## Short task
Track down the lines that contain "React" and copy them.

## Data shown

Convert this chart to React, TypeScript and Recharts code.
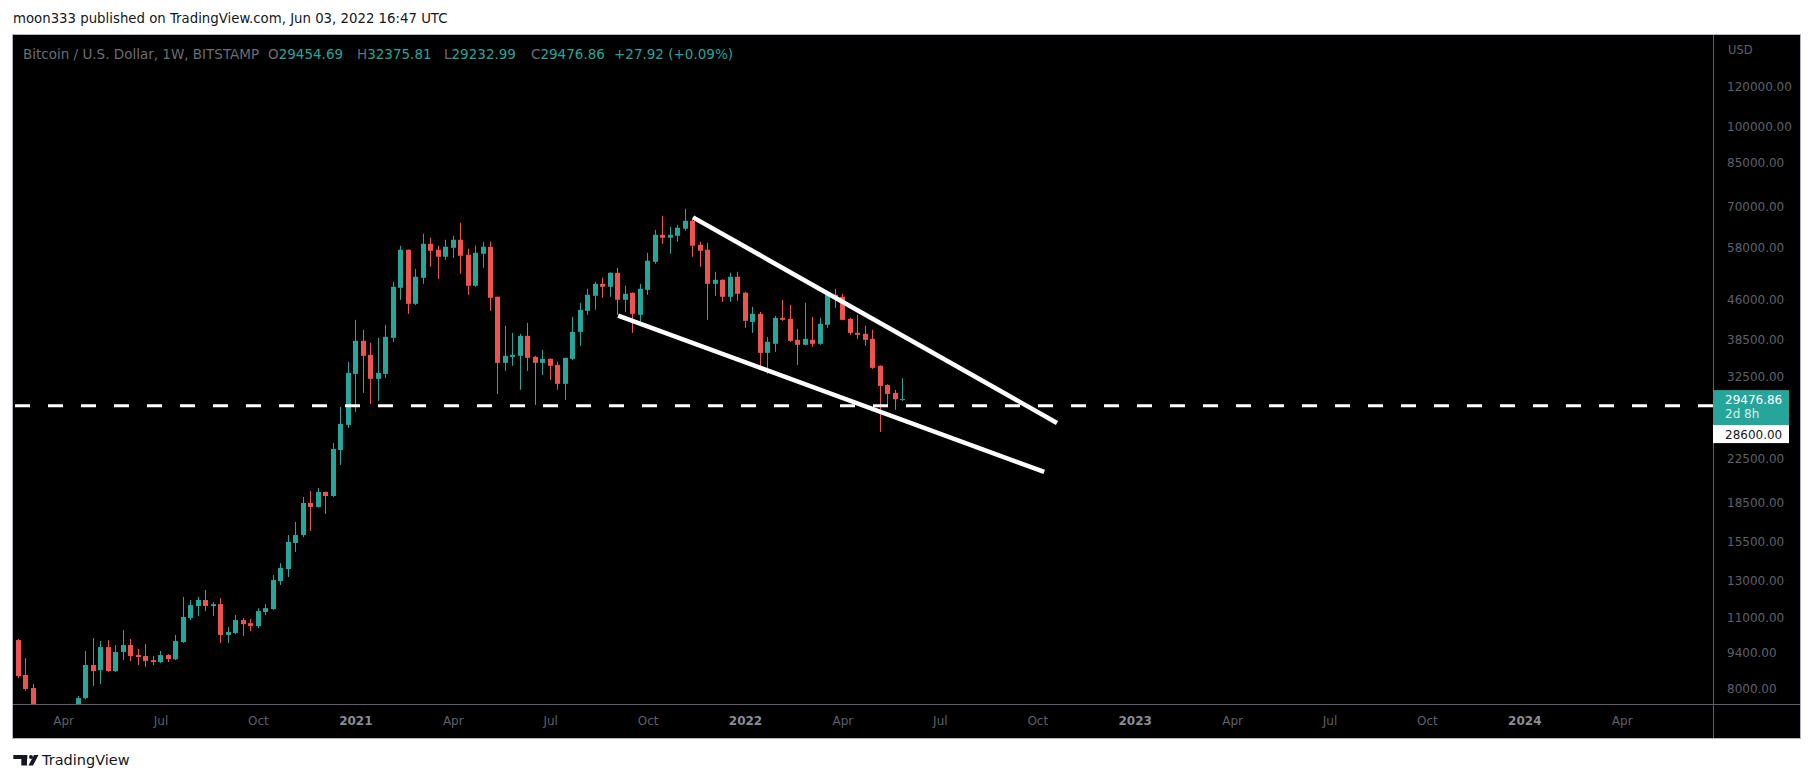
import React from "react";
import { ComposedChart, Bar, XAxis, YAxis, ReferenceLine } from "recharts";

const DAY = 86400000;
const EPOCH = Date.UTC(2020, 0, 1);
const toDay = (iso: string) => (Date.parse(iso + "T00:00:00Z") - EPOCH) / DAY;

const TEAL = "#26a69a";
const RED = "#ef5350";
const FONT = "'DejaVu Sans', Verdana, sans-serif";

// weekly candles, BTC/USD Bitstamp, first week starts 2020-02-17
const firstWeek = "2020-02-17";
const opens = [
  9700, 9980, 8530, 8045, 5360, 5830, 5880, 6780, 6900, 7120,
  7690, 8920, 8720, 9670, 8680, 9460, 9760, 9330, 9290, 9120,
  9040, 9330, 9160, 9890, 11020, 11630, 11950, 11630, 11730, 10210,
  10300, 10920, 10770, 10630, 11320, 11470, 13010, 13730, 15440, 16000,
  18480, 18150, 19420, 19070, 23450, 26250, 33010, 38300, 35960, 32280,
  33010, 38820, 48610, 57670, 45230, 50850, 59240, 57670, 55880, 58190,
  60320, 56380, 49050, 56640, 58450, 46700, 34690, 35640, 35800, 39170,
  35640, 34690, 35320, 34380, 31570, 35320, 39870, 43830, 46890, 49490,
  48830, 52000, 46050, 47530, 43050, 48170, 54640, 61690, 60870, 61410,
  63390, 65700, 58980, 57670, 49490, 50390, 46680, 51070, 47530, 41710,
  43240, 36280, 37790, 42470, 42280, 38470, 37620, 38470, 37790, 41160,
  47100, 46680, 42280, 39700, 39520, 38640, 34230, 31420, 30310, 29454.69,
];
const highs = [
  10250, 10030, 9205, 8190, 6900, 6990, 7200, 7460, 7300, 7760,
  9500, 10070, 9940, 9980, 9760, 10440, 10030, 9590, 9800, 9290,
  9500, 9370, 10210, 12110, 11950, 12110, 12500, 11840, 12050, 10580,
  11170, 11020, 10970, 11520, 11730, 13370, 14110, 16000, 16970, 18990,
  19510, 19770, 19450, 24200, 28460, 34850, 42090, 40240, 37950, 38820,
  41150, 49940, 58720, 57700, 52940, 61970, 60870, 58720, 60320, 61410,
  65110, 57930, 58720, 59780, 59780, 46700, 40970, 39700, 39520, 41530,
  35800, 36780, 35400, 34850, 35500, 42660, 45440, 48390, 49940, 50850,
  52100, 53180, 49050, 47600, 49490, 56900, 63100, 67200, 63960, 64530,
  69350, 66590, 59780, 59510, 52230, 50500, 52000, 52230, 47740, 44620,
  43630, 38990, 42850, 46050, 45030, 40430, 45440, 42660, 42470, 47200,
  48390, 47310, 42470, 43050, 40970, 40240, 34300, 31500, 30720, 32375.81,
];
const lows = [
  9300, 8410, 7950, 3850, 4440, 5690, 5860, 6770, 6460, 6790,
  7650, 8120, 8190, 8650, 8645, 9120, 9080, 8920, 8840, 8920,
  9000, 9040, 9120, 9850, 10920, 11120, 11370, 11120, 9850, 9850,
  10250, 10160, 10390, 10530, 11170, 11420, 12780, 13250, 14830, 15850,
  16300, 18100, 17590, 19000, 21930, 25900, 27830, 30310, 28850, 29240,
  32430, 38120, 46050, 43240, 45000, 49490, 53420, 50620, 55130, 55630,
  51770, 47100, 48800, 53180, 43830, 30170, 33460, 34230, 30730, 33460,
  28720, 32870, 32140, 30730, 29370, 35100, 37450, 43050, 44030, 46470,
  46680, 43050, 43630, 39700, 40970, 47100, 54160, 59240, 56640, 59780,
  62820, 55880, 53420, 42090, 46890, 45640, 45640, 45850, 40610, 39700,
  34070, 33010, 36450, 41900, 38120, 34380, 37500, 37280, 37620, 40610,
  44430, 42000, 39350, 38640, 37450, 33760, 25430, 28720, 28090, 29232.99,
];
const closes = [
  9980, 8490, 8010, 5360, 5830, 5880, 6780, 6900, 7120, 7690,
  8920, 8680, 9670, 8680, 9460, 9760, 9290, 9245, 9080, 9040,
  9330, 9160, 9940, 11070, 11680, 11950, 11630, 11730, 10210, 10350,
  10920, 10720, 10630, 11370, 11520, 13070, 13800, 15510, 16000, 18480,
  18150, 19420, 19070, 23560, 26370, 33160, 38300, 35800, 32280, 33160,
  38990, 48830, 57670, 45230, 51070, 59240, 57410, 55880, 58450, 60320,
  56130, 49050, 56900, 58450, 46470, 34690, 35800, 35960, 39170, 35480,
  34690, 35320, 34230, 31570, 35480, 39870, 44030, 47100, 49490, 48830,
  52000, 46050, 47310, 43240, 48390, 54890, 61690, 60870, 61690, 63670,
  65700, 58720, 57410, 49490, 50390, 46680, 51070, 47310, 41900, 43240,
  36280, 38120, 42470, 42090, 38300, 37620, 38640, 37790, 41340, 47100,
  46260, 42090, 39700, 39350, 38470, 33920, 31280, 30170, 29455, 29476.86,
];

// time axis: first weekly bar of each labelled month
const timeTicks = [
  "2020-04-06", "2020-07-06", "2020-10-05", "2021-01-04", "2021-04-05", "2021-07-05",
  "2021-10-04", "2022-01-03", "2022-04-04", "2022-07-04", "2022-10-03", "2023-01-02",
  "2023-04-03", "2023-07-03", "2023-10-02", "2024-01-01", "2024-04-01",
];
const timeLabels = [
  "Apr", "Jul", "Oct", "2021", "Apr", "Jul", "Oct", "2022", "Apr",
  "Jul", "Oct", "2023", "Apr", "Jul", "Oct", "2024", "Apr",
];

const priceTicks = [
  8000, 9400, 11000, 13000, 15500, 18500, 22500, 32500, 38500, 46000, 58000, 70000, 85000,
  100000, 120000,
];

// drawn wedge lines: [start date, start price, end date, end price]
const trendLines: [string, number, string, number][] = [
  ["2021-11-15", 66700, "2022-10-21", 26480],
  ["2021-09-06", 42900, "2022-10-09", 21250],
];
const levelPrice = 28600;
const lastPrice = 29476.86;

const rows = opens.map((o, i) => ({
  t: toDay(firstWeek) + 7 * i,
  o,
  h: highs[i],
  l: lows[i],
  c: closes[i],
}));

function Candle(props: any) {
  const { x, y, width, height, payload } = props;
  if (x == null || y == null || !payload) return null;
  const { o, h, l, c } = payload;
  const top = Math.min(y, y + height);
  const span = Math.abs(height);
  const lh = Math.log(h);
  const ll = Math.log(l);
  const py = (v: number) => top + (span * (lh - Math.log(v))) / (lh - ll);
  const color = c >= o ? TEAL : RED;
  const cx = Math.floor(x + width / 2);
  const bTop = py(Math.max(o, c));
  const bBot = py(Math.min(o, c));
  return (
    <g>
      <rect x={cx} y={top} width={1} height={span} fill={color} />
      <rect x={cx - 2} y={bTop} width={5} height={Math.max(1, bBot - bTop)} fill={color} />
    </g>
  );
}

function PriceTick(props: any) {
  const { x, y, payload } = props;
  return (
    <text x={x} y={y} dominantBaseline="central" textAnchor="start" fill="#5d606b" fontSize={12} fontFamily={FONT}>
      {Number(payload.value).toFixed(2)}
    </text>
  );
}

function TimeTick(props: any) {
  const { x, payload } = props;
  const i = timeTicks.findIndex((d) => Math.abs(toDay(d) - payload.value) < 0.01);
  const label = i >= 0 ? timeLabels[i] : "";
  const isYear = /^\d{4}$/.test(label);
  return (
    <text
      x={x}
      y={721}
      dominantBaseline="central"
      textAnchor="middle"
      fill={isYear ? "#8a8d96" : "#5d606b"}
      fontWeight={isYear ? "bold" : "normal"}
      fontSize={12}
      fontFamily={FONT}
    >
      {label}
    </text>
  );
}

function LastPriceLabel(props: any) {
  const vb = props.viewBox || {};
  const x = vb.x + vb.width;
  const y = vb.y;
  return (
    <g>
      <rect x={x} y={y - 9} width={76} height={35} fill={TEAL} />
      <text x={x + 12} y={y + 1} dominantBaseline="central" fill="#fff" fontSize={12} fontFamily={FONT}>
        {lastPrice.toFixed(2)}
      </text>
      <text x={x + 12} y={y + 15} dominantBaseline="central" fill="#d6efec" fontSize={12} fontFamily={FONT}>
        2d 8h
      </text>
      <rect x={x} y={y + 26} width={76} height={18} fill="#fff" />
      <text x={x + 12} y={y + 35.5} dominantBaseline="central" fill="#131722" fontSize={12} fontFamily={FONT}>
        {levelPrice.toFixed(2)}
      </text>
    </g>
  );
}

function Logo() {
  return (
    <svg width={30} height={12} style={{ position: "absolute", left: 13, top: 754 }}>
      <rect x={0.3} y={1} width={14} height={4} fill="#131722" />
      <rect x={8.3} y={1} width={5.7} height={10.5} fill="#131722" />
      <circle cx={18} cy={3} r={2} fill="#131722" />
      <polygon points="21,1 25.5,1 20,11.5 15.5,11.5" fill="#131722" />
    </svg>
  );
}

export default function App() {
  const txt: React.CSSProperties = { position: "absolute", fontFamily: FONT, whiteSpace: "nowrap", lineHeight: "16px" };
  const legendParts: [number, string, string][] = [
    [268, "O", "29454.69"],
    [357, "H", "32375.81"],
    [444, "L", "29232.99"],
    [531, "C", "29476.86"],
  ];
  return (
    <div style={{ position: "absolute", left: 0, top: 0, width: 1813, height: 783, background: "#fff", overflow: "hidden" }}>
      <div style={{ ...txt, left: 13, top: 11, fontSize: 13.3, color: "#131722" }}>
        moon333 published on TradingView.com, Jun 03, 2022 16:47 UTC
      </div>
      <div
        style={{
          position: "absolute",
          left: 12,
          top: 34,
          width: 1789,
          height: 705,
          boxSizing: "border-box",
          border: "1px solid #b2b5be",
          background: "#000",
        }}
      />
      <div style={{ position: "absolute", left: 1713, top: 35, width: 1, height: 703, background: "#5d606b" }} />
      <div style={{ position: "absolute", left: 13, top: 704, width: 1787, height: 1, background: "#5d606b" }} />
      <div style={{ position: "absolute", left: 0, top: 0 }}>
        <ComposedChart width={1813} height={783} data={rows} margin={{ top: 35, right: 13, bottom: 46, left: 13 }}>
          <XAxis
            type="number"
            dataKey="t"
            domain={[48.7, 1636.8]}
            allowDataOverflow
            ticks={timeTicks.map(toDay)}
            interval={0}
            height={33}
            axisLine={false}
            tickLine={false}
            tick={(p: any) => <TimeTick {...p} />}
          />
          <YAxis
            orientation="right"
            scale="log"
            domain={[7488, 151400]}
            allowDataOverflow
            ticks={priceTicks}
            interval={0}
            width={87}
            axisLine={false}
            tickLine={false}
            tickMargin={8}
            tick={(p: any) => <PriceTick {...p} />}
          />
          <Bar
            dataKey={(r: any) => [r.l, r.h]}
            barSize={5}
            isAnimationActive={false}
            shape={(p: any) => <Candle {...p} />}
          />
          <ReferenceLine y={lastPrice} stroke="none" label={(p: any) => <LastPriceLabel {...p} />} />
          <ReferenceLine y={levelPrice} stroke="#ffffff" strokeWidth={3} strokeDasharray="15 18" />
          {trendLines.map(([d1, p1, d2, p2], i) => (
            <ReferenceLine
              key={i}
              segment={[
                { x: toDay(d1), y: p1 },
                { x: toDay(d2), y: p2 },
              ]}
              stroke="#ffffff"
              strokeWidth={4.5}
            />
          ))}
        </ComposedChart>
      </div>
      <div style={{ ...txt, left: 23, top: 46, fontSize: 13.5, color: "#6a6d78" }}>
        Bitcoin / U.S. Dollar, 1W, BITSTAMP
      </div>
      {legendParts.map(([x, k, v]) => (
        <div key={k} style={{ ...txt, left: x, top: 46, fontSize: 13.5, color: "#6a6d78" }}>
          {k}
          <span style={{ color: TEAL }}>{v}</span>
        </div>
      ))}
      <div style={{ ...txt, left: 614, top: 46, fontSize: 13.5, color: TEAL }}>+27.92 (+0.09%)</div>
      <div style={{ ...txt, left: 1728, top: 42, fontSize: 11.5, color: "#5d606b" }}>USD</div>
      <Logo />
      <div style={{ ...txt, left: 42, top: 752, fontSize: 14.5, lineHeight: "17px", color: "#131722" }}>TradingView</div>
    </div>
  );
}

## Answer in full
Convert this chart to React, TypeScript and Recharts code.
import React from "react";
  const txt: React.CSSProperties = { position: "absolute", fontFamily: FONT, whiteSpace: "nowrap", lineHeight: "16px" };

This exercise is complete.